I have been in Tahoe for a few days now, the journey was a long one; I went to the 9:30 Art of Flight Premiere in Boulder, CO on Wednesday night. That movie is the most amazing thing I have seen in a while... blew my mind. After the premiere let out I went to the party at the bar across the street, it was trivia night there but I didn't have the mindset to start drinking and sit still to answer somebody else's questions, I wanted to DO SOMETHING! So, after one beer I hopped in my car and drove north to Cheyenne Wyoming, (its actually the quicker way to head west from boulder) where I decided it was time to take a nap around 2 a.m.at the truck stop where 25N meets 80W.
BBBRBRHRBHRBRHBRHRBHBRBR!!!!!! the sound of a semi engine braking wakes me up at 4 a.m.

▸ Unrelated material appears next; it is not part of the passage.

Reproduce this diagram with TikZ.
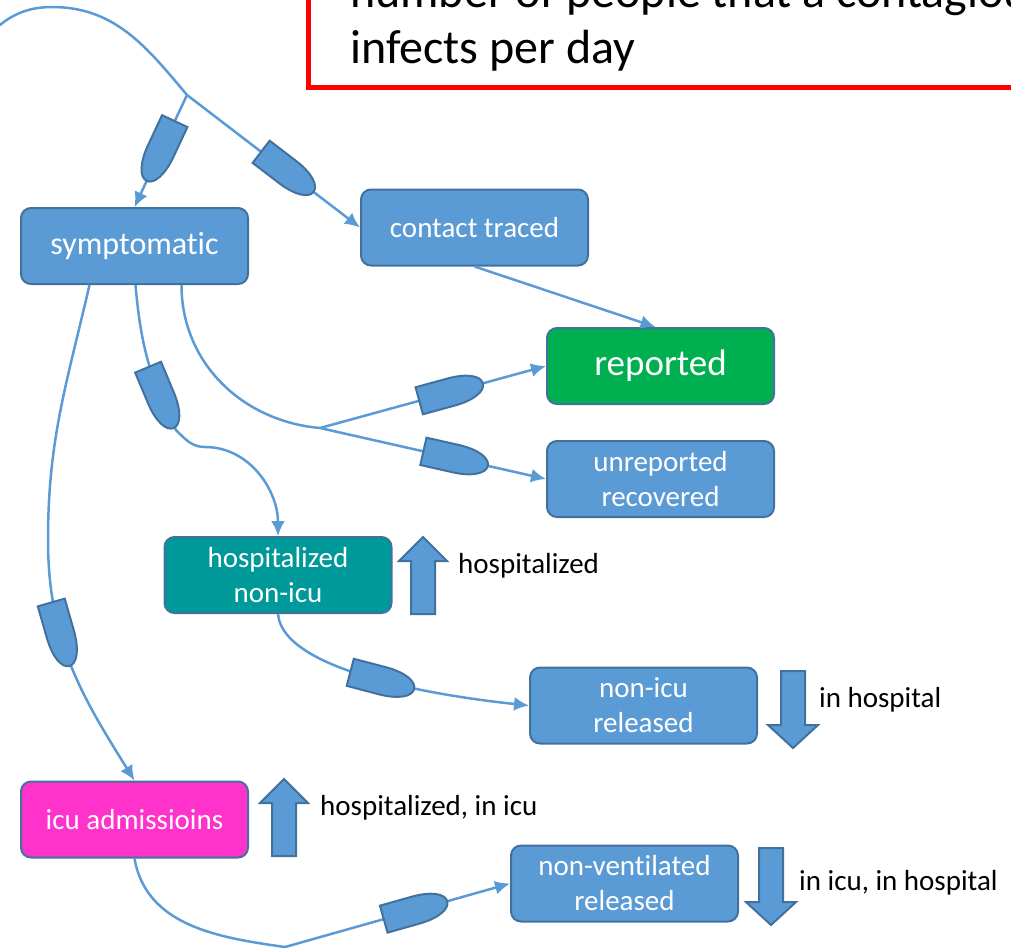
\documentclass[tikz,border=0pt]{standalone}
\usepackage{fontspec}
\setmainfont{Carlito}[Ligatures=NoCommon]
\usetikzlibrary{arrows.meta}
\definecolor{flowblue}{HTML}{5B9BD5}
\definecolor{flowedge}{HTML}{41719C}
\definecolor{repgreen}{HTML}{00B050}
\definecolor{hospteal}{HTML}{009999}
\definecolor{icupink}{HTML}{FF33CC}

\begin{document}
\begin{tikzpicture}[x=1pt,y=-1pt,
  stock/.style={draw=flowedge,line width=2pt,fill=flowblue,text=white,rounded corners=10pt,
    minimum width=227pt,minimum height=76pt,align=center,inner sep=2pt,font=\fontsize{29}{35}\selectfont},
  flow/.style={draw=flowblue,line width=2.5pt,-{Latex[length=15pt,width=14pt]}},
  pipe/.style={draw=flowblue,line width=2.5pt},
  tag/.style={anchor=west,inner sep=0pt,font=\fontsize{29}{35}\selectfont},
  valve/.pic={\path[draw=flowedge,fill=flowblue,line width=2pt] (-33,-14) -- (-33,14) -- (0,14)
    .. controls (20,14) and (33,8) .. (33,0) .. controls (33,-8) and (20,-14) .. (0,-14) -- cycle;},
  upbar/.pic={\path[draw=flowedge,fill=flowblue,line width=2pt] (0,0) -- (24,24) -- (12,24) -- (12,77)
    -- (-12,77) -- (-12,24) -- (-24,24) -- cycle;},
  downbar/.pic={\path[draw=flowedge,fill=flowblue,line width=2pt] (0,0) -- (25,-23) -- (12,-23) -- (12,-77)
    -- (-12,-77) -- (-12,-23) -- (-25,-23) -- cycle;}]
  \useasboundingbox (0,0) rectangle (1011,951);
  \clip (0,0) rectangle (1011,951);

  %note at the top
  \draw[red,line width=5pt] (308,-40) rectangle (1040,87.5);
  \node[anchor=base west,align=left,inner sep=0pt,font=\fontsize{48}{56}\selectfont] (note) at (350,63)
    {number of people that a contagious\\infects per day};

  %stocks
  \node[stock,font=\fontsize{32}{38}\selectfont] (sym) at (134.5,246) {symptomatic};
  \node[stock] (traced) at (474.5,227.5) {contact traced};
  \node[stock,fill=repgreen,font=\fontsize{37}{44}\selectfont] (rep) at (660.5,366) {reported};
  \node[stock] (unrep) at (660.5,479) {unreported\\recovered};
  \node[stock,fill=hospteal] (hosp) at (278,575) {hospitalized\\non-icu};
  \node[stock] (nonicu) at (643.5,705.5) {non-icu\\released};
  \node[stock,fill=icupink] (icu) at (134.5,819.5) {icu admissioins};
  \node[stock] (nonvent) at (624.5,883.5) {non-ventilated\\released};

  %up and down markers
  \pic at (423,537) {upbar};
  \node[tag] (l1) at (458,566) {hospitalized};
  \pic at (793,748) {downbar};
  \node[tag] (l2) at (819,700) {in hospital};
  \pic at (284,779) {upbar};
  \node[tag] (l3) at (320,808) {hospitalized, in icu};
  \pic at (771,925) {downbar};
  \node[tag] (l4) at (799,883) {in icu, in hospital};

  %splits
  \coordinate (j1) at (187,95);
  \coordinate (j2) at (320,428);
  \coordinate (j3) at (285,947);

  %flows
  \draw[pipe] (-20,45) to[out=50,in=180] (52,7) to[out=0,in=130] (j1);
  \draw[flow] (j1) -- pic[pos=.5,sloped,allow upside down]{valve} (sym.north);
  \draw[flow] (j1) -- pic[pos=.58,sloped,allow upside down]{valve} (traced.west);
  \draw[flow] (traced.south) -- ([xshift=-5]rep.north);
  \draw[pipe] ([xshift=47]sym.south) to[out=-90,in=175] (j2);
  \draw[flow] (j2) -- pic[pos=.58,sloped,allow upside down]{valve} (rep.west);
  \draw[flow] (j2) -- pic[pos=.6,sloped,allow upside down]{valve} (unrep.west);
  \draw[flow] ([xshift=1]sym.south) to[out=-85,in=117] pic[pos=.78,sloped,allow upside down]{valve} (176,430)
    to[out=-45,in=180] (205,447) to[out=0,in=90] (hosp.north);
  \draw[flow] ([xshift=-45]sym.south) to[out=-103,in=90] (48,540)
    to[out=-90,in=122] pic[pos=.36,sloped,allow upside down]{valve} (icu.north);
  \draw[flow] (hosp.south) to[out=-85,in=174,looseness=.6] pic[pos=.5,sloped,allow upside down]{valve} (nonicu.west);
  \draw[pipe] (icu.south) to[out=-80,in=172] (j3);
  \draw[flow] (j3) -- pic[pos=.58,sloped,allow upside down]{valve} (nonvent.west);
\end{tikzpicture}
\end{document}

I get back to the drivers side of my car, start her up and away I go down 80W. When you drive alone in a car for that long your mind begins to wander.... "This is an ambitious effort to get to Tahoe as soon as possible! makes me feel a little crazy", "I miss my friends and I am sick of being alone on the open road", "how do those trucker dudes do this for a living? I would just quit after a week". Thoughts like these raced in and out of my head vanishing into oblivion as quickly as they had appeared.
My mind was constantly onto the next thing, it seemed that time passed faster for me that way which was good to me at the moment because I just wanted to get there. For a moment I thought it would have been impossible to enjoy this drive. Then I allowed myself to envision the drive as being a part of my life, an experience worth having, "what could I gain from this?" I asked myself. Encouraged by the lack of interesting conversations I had had alone in the car in the previous 48 hrs, I began to see the positive side of my time spent alone. I had plenty of time to reflect on myself and understand where I was at in my life. It was all very heart warming and epiphanous. Then I looked at the clock and only 10 minutes had passed when it had seemed like an hour. "I dont want to be in this car anymore!"
I took in the value of my thought experiment; if you want to slow time down, then you can. Being that time is perceived and never moves at a constant pace, we can all eventually see the correlation between rushing through something and how little we remember about it. I think this sense is strongly tied to how our memory absorbs the information we give it. If you're speeding by the roses doing 85 in your subaru, then you wont remember what they smelled like. So I guess the moral is stop for a minute or two everyday, and you will be able to see a part of life that you never did before. It will be beautiful and one can get a great deal more out of those two minutes than they ever did chugging coffee and driving an hour to work screaming at the other people in traffic to go faster.
Anyway, after that though had passed I had hundreds of miles to get through, but I made it. pulled into a car wash in Reno, NV around 3:45 p.m. Had them scrape all the bugs off my car, I felt so murderous when I saw them all plastered on my bumper, their final wish in life was most likely to find food, only to be answered with a SPLAT! at 85mph...OH WOW! I felt that feeling again, like I had been wasting time until this moment where I took a second to admire the little things. I found the balance I was looking for. Life is no race, however, if you want to spend the entire time just admiring the splattered bugs on your bumper and feeling bad for them, then you wont ever get anything done in life. So I like to just take those few minutes everyday and try to live in infinity for whatever its worth, good or bad.
4:30 p.m. Thursday afternoon. Made it to my close friend Cheyanne's house in Incline Village, NV, where I am living for the next month. I looked back at my drive and felt accomplishment, disgust, joy, sadness, and all those things that you might feel when u reflect on a good chuck of intense time. But I didn't feel any regret so I knew that I was doing the right thing.
Welcomed myself to Tahoe with some partying and a fun weekend. now I'm sitting here hoping for snow to fall soon so I can post videos to this blog instead of sappy, meaningful life lessons that I will never forget.